Como não cair em golpes
Mesmo com o avanço dessas tecnologias, existem maneiras de se prevenir e não cair nesses tipos de fraudes.
- Desconfie de ofertas muito atrativas: promoções com preços bem abaixo do mercado ou cupons milagrosos podem ser atrativos para enganar o consumidor. Verifique sempre o site oficial da loja.
- Preste atenção ao endereço online (URL) do site: verifique se corresponde ao domínio oficial da empresa.
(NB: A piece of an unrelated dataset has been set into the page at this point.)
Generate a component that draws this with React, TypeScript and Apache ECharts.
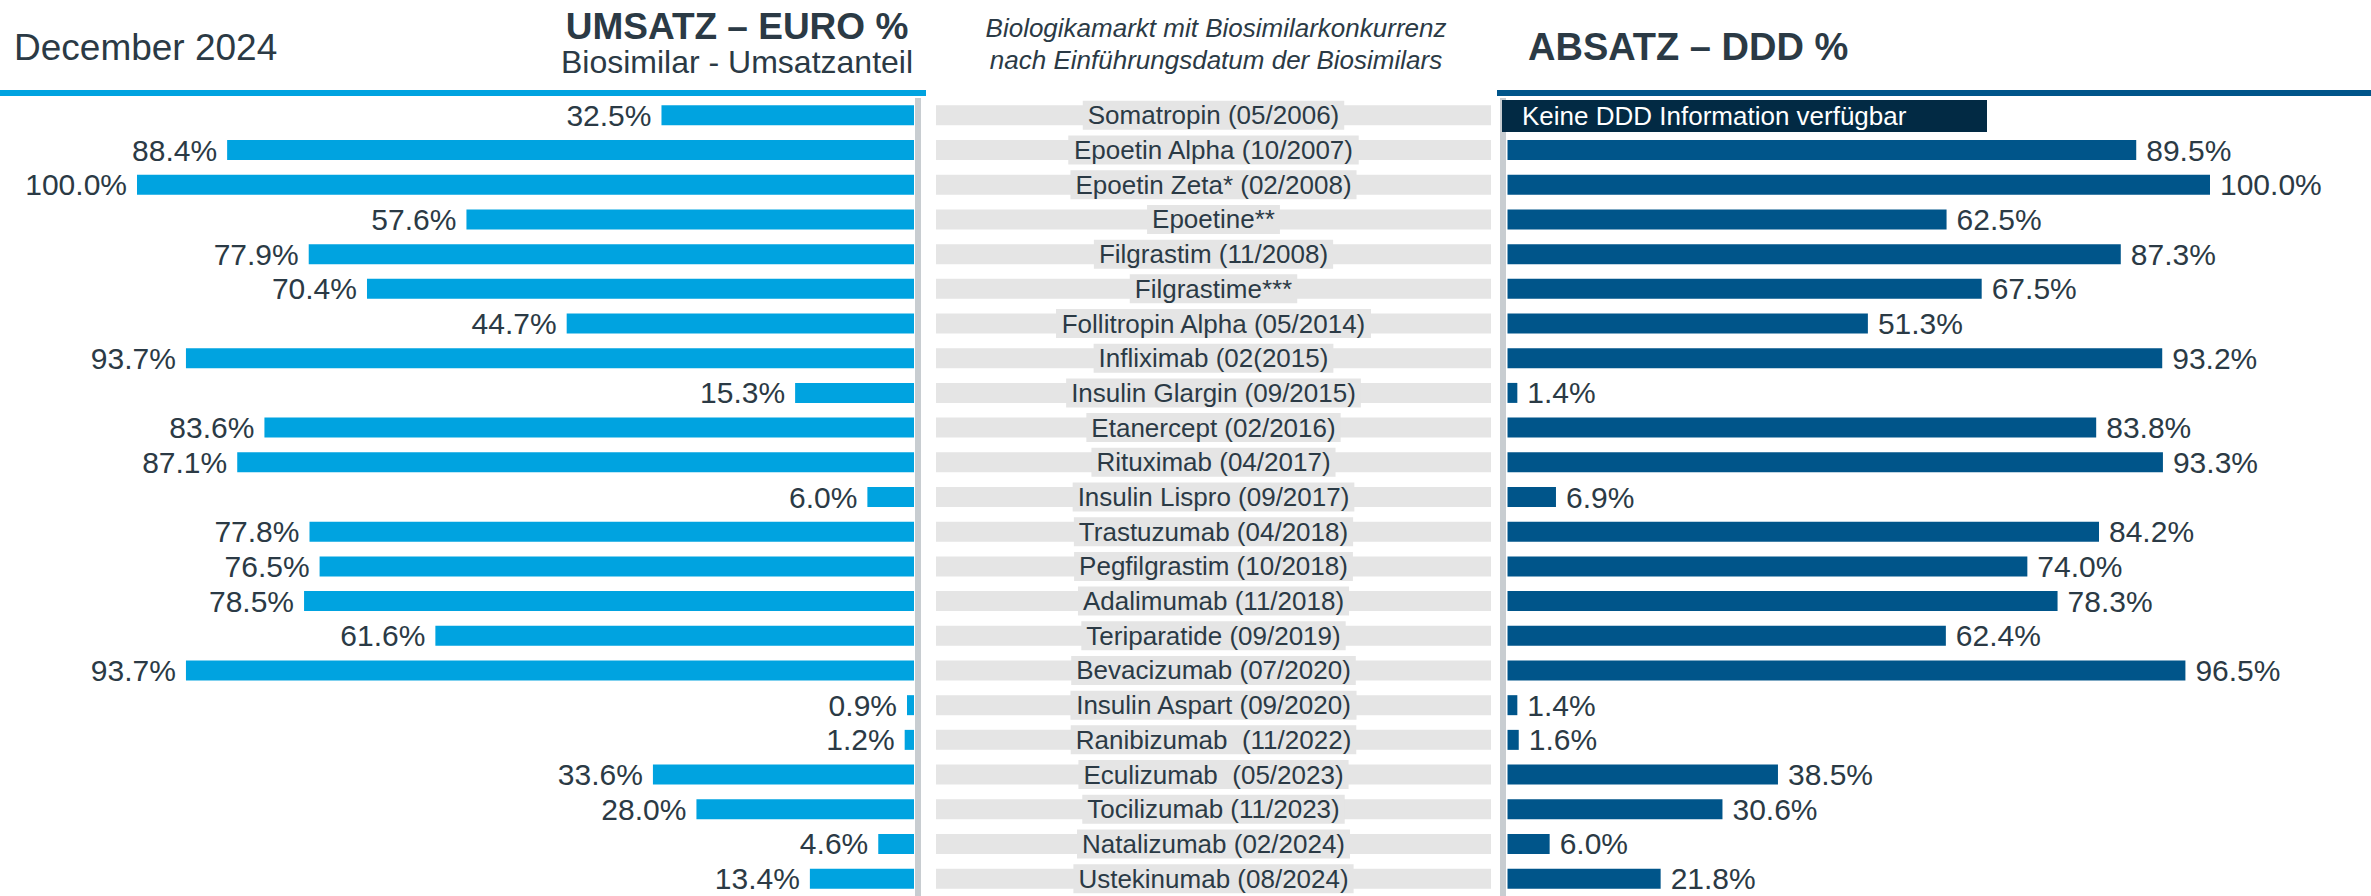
import React, { useEffect, useRef } from 'react';
import * as echarts from 'echarts';

// ---- data ----
const categories: string[] = [
  'Somatropin (05/2006)',
  'Epoetin Alpha (10/2007)',
  'Epoetin Zeta* (02/2008)',
  'Epoetine**',
  'Filgrastim (11/2008)',
  'Filgrastime***',
  'Follitropin Alpha (05/2014)',
  'Infliximab (02(2015)',
  'Insulin Glargin (09/2015)',
  'Etanercept (02/2016)',
  'Rituximab (04/2017)',
  'Insulin Lispro (09/2017)',
  'Trastuzumab (04/2018)',
  'Pegfilgrastim (10/2018)',
  'Adalimumab (11/2018)',
  'Teriparatide (09/2019)',
  'Bevacizumab (07/2020)',
  'Insulin Aspart (09/2020)',
  'Ranibizumab  (11/2022)',
  'Eculizumab  (05/2023)',
  'Tocilizumab (11/2023)',
  'Natalizumab (02/2024)',
  'Ustekinumab (08/2024)',
];

const umsatzEuroShare: number[] = [
  32.5, 88.4, 100.0, 57.6, 77.9, 70.4, 44.7, 93.7, 15.3, 83.6, 87.1, 6.0,
  77.8, 76.5, 78.5, 61.6, 93.7, 0.9, 1.2, 33.6, 28.0, 4.6, 13.4,
];

const absatzDddShare: (number | null)[] = [
  null, 89.5, 100.0, 62.5, 87.3, 67.5, 51.3, 93.2, 1.4, 83.8, 93.3, 6.9,
  84.2, 74.0, 78.3, 62.4, 96.5, 1.4, 1.6, 38.5, 30.6, 6.0, 21.8,
];

const dateLabel = 'December 2024';
const leftTitle = 'UMSATZ – EURO %';
const leftSubtitle = 'Biosimilar - Umsatzanteil';
const middleTitle1 = 'Biologikamarkt mit Biosimilarkonkurrenz';
const middleTitle2 = 'nach Einführungsdatum der Biosimilars';
const rightTitle = 'ABSATZ – DDD %';
const noDddText = 'Keine DDD Information verfügbar';
const stripeFull = 1;

const FONT = '"Liberation Sans", Arial, Helvetica, sans-serif';
const TEXT = '#2b3a45';
const LEFT_BLUE = '#00A3E0';
const RIGHT_BLUE = '#00558A';
const NAVY = '#022A44';
const STRIPE = '#e5e5e5';
const DIVIDER = '#c8cdd1';

export default function App() {
  const ref = useRef<HTMLDivElement>(null);

  useEffect(() => {
    if (!ref.current) return;
    const chart = echarts.init(ref.current, null, { renderer: 'svg' });

    const gridTop = 98;
    const gridHeight = 799;
    const barW = 20;
    const pct = (p: any) => (p.value == null ? '' : Number(p.value).toFixed(1) + '%');

    const valueLabel = {
      show: true,
      fontSize: 30,
      fontFamily: FONT,
      color: TEXT,
      distance: 10,
      formatter: pct,
    };

    const option: any = {
      animation: false,
      backgroundColor: '#ffffff',
      grid: [
        { left: 137, top: gridTop, width: 777, height: gridHeight },
        { left: 936, top: gridTop, width: 555, height: gridHeight },
        { left: 1507.5, top: gridTop, width: 702.5, height: gridHeight },
      ],
      xAxis: [
        { gridIndex: 0, type: 'value', min: 0, max: 100, inverse: true, show: false },
        { gridIndex: 1, type: 'value', min: 0, max: stripeFull, show: false },
        { gridIndex: 2, type: 'value', min: 0, max: 100, show: false },
      ],
      yAxis: [0, 1, 2].map((i) => ({
        gridIndex: i,
        type: 'category',
        data: categories,
        inverse: true,
        show: false,
      })),
      series: [
        {
          type: 'bar',
          xAxisIndex: 0,
          yAxisIndex: 0,
          data: umsatzEuroShare,
          barWidth: barW,
          silent: true,
          itemStyle: { color: LEFT_BLUE },
          label: { ...valueLabel, position: 'left' },
        },
        {
          type: 'bar',
          xAxisIndex: 1,
          yAxisIndex: 1,
          data: categories.map((name) => ({ value: stripeFull, name })),
          barWidth: barW,
          silent: true,
          itemStyle: { color: STRIPE },
          label: {
            show: true,
            position: 'inside',
            formatter: '{b}',
            fontSize: 26,
            lineHeight: 27,
            fontFamily: FONT,
            color: TEXT,
            backgroundColor: STRIPE,
            padding: [1, 5],
          },
        },
        {
          type: 'bar',
          xAxisIndex: 2,
          yAxisIndex: 2,
          data: absatzDddShare,
          barWidth: barW,
          silent: true,
          itemStyle: { color: RIGHT_BLUE },
          label: { ...valueLabel, position: 'right' },
        },
      ],
      graphic: [
        {
          type: 'text',
          x: 14,
          y: 47,
          style: { text: dateLabel, fontSize: 37, fontFamily: FONT, fill: TEXT, textAlign: 'left', textVerticalAlign: 'middle' },
        },
        {
          type: 'text',
          x: 737,
          y: 26,
          style: { text: leftTitle, fontSize: 37, fontWeight: 'bold', fontFamily: FONT, fill: TEXT, textAlign: 'center', textVerticalAlign: 'middle' },
        },
        {
          type: 'text',
          x: 737,
          y: 62,
          style: { text: leftSubtitle, fontSize: 32, fontFamily: FONT, fill: TEXT, textAlign: 'center', textVerticalAlign: 'middle' },
        },
        {
          type: 'text',
          x: 1216,
          y: 28,
          style: { text: middleTitle1, fontSize: 26, fontStyle: 'italic', fontFamily: FONT, fill: TEXT, textAlign: 'center', textVerticalAlign: 'middle' },
        },
        {
          type: 'text',
          x: 1216,
          y: 60,
          style: { text: middleTitle2, fontSize: 26, fontStyle: 'italic', fontFamily: FONT, fill: TEXT, textAlign: 'center', textVerticalAlign: 'middle' },
        },
        {
          type: 'text',
          x: 1528,
          y: 47,
          style: { text: rightTitle, fontSize: 38, fontWeight: 'bold', fontFamily: FONT, fill: TEXT, textAlign: 'left', textVerticalAlign: 'middle' },
        },
        { type: 'rect', shape: { x: 0, y: 90, width: 926, height: 6 }, style: { fill: LEFT_BLUE }, silent: true },
        { type: 'rect', shape: { x: 1497, y: 90, width: 874, height: 6 }, style: { fill: RIGHT_BLUE }, silent: true },
        { type: 'rect', shape: { x: 915, y: 98, width: 6, height: 798 }, style: { fill: DIVIDER }, silent: true },
        { type: 'rect', shape: { x: 1500, y: 98, width: 6, height: 798 }, style: { fill: DIVIDER }, silent: true },
        { type: 'rect', z: 100, shape: { x: 1502, y: 100, width: 485, height: 32 }, style: { fill: NAVY }, silent: true },
        {
          type: 'text',
          z: 101,
          x: 1522,
          y: 116,
          style: { text: noDddText, fontSize: 26, fontFamily: FONT, fill: '#ffffff', textAlign: 'left', textVerticalAlign: 'middle' },
        },
      ],
    };

    chart.setOption(option);
    return () => chart.dispose();
  }, []);

  return (
    <div
      ref={ref}
      style={{ position: 'absolute', left: 0, top: 0, width: 2371, height: 896 }}
    />
  );
}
Pequenas alterações, como números ou símbolos extras, podem indicar sites falsos.
- Evite clicar em links recebidos em mensagens: prefira acessar as promoções digitando o endereço da loja diretamente no navegador. Links enviados por e-mail, SMS ou WhatsApp podem ser phishing.
- Verifique a reputação do vendedor: ao fazer compras online, pesquise a loja em plataformas de avaliação e redes sociais antes de finalizar a transação. Os mais confiáveis e recomendados por especialistas são Consumidor.gov e Reclame Aqui.
- Utilize métodos de pagamento seguros: evite Pix para compras desconhecidas e dê preferência aos cartões de crédito virtuais. A utilização de cartões virtuais é uma prática cada vez mais recomendada para prevenir fraudes financeiras. Diferentemente do cartão físico, o cartão virtual é gerado exclusivamente para compras online, com código de segurança único e validade limitada, o que dificulta a reutilização em caso de vazamento de dados.
- Além disso, ao evitar o pagamento por boleto, o consumidor reduz o risco de cair em golpes que simulam cobranças falsas. O boleto muitas vezes não oferece os mesmos mecanismos de disputa que um cartão de crédito, tornando-o mais vulnerável a fraudes.
Não compartilhe dados pessoais com estranhos: para se proteger de golpes, nunca compartilhe dados bancários ou informações pessoais por telefone, e-mail ou redes sociais.
Além disso, não acredite em funcionários que ligam se passando por bancos ou instituições não autorizadas e pedem sua senha ou outros dados.
Não armazene senhas pessoais e importantes no seu celular. “Idealmente, apenas você ou alguém de sua confiança conhece essas senhas. Para isso, anote em um papel e guarde em local seguro e seguro”, destaca Diniz.